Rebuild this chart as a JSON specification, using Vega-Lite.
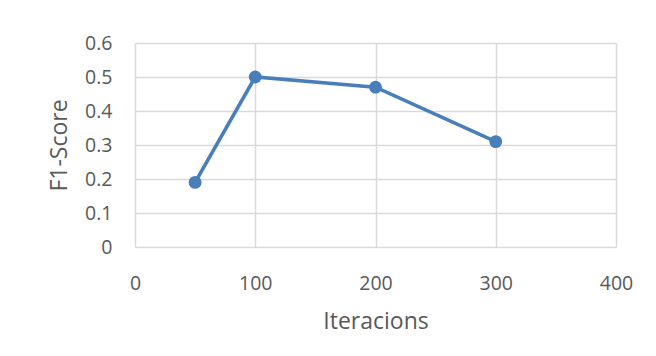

::::

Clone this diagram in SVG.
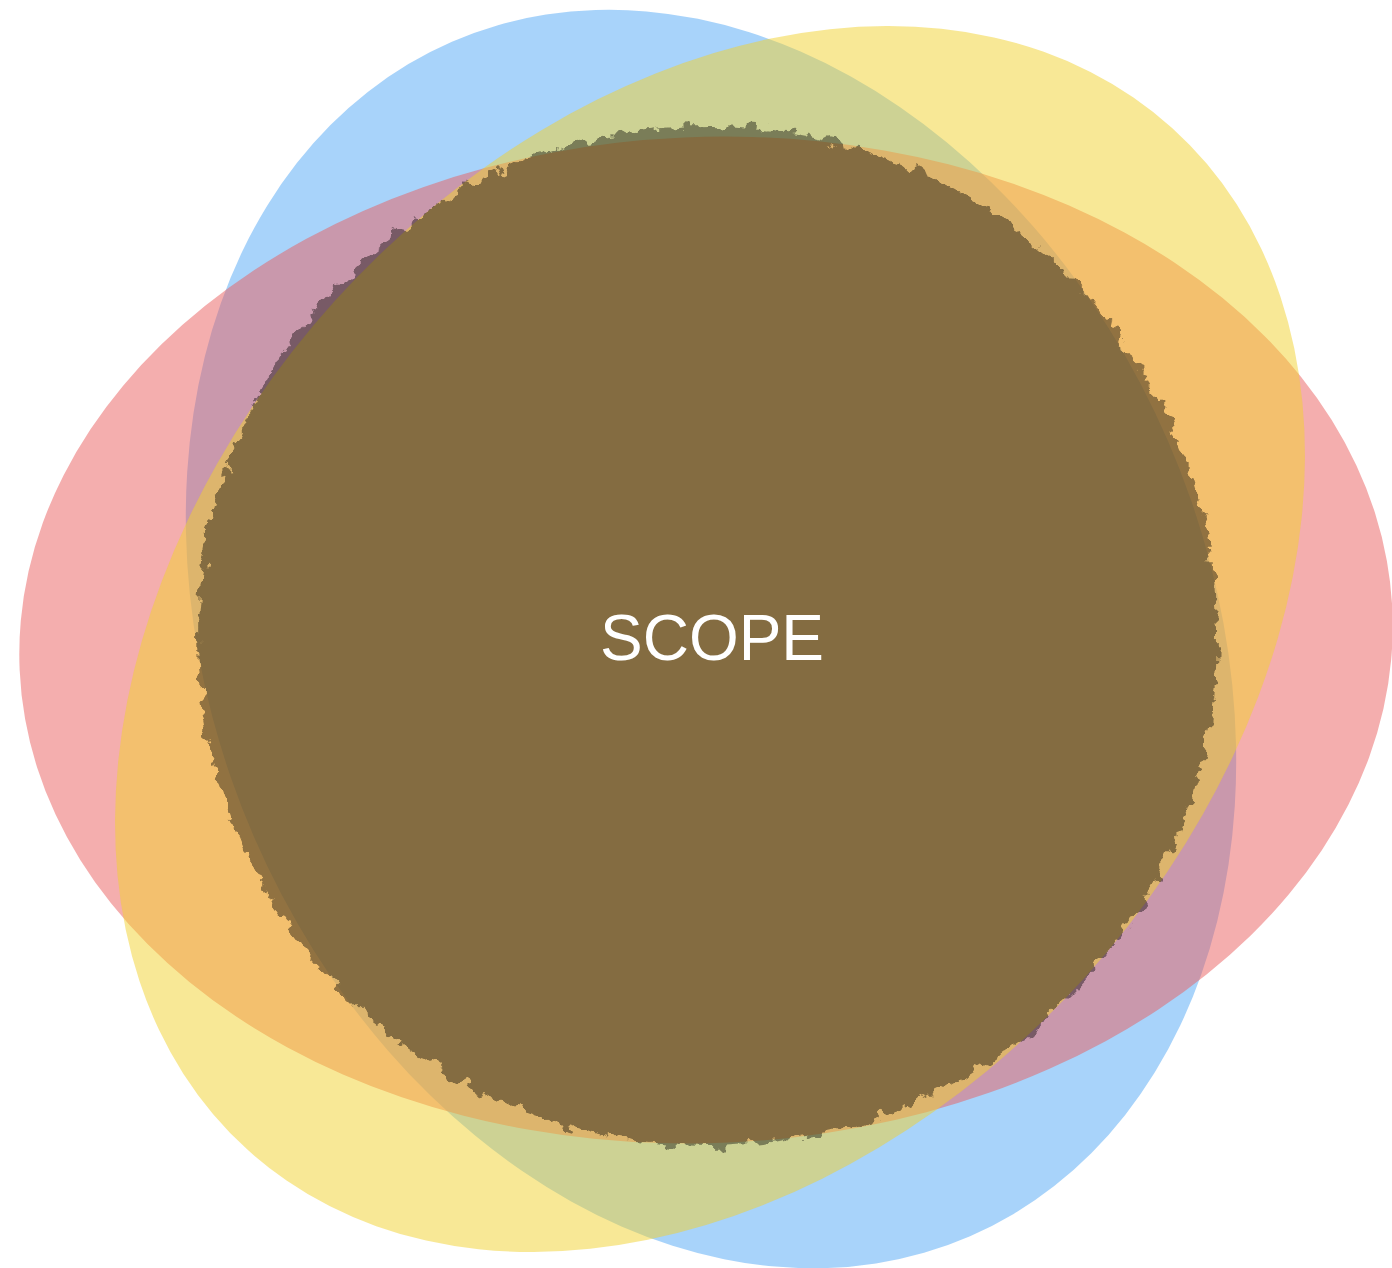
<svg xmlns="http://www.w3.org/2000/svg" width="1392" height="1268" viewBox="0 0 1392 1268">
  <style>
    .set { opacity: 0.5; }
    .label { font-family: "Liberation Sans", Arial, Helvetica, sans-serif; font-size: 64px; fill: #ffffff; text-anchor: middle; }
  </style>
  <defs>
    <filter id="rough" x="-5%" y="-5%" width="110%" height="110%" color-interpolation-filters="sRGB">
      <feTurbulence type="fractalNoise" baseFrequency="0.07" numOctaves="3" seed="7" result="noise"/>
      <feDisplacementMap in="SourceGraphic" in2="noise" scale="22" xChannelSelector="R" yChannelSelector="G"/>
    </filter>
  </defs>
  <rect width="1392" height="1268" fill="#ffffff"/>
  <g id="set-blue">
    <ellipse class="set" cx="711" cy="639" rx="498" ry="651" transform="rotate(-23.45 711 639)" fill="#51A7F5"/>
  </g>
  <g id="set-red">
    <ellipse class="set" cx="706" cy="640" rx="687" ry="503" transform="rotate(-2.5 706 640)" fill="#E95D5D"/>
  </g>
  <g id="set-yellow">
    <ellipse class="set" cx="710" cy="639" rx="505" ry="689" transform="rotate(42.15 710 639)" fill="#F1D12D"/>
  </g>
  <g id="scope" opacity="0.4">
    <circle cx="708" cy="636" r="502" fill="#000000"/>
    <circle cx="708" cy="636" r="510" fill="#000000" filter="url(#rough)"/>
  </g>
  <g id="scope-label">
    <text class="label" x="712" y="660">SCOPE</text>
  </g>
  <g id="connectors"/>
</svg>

::::

__WHAT YOU NEED TO DO__
Your answer should be a single number: the count of lines in the data that include the word "this".

__THE ANSWER__
2